Favres Vorzüge sollen in seiner akribischen Arbeitsweise liegen, in seinem feinen Gespür für Talente. Zudem liebe er den Offensivfußball, den er einst als hochtalentierter Spielmacher bevorzugte. Allerdings galt er als Profi auch als eine Diva.
Fakt ist, dass der frankophile Mann auf all seinen Stationen Erfolge erreichte. Allerdings soll er ein Trainer sein, der von seinen Klubchefs Zeit einfordert, um eine starke Mannschaft entwickeln zu können. Ob man ihm im ungeduldigen Berlin diese Zeit einräumt, erscheint fraglich. Favre - und das ist noch ein gewisser Unsicherheitsfaktor für Manager Dieter Hoeneß - gilt als zögerlich, wenn es um wichtige private Entscheidungen geht. Im Umfeld des FC Zürich heißt es auch, Favre würde sich nicht vorschnell auf eine Offerte aus Berlin einlassen. Mit Christian Gross (52) vom FC Basel, der auch von Hertha BSC hoch geschätzt wird, verabschiedete sich ein Kandidat selbst: "Ich bleibe in Basel. Mir gefällt hier alles."

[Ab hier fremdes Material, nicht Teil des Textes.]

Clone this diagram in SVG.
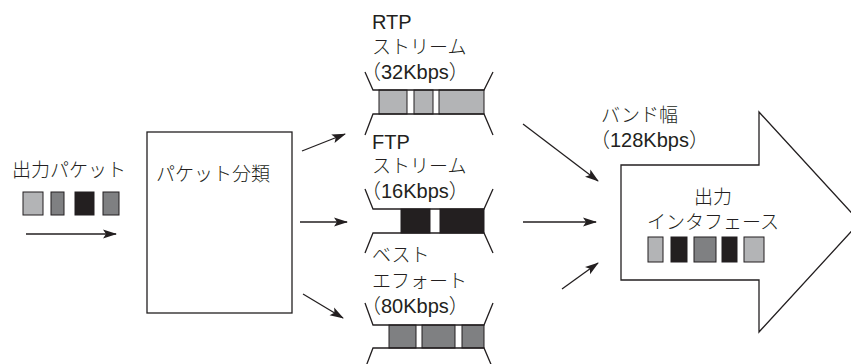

Immerhin sitzt, bei einem negativen Bescheid von Favre, in Karsten Heine (52) die zweite Option parat. Auch in dem Norweger Trond Sollied (47) - früher Olympiakos Piräus, derzeit ohne Job - hat Hertha gesprochen. Heine, über dessen Zukunft nach einer Ankündigung von Hoeneß vor der Presse, längst entschieden sein sollte, hat geplant, Donnerstag an die Ostsee zu fahren, in den Urlaub. "Das kann ich aber verschieben", sagt er. Eine Auskunft, ob er künftig doch weiter der Cheftrainer der Profis ist oder in die Oberliga geht, hatte er bis Mittwochabend noch nicht erhalten.
Hertha BSC spielt auf Zeit, und Karsten Heine bleibt nur die Rolle des Reservisten. Lucien Favre aber wurde am Dienstagabend im Kurhaus zu Bern zum zweiten Mal nacheinander zum Schweizer Trainer des Jahres gekürt. Anwesend war er nicht. "Er ist in der Toskana", sagte Ancillo Canepa, der Präsident des FC Zürich, andere wollen ihn in Berlin gesehen haben.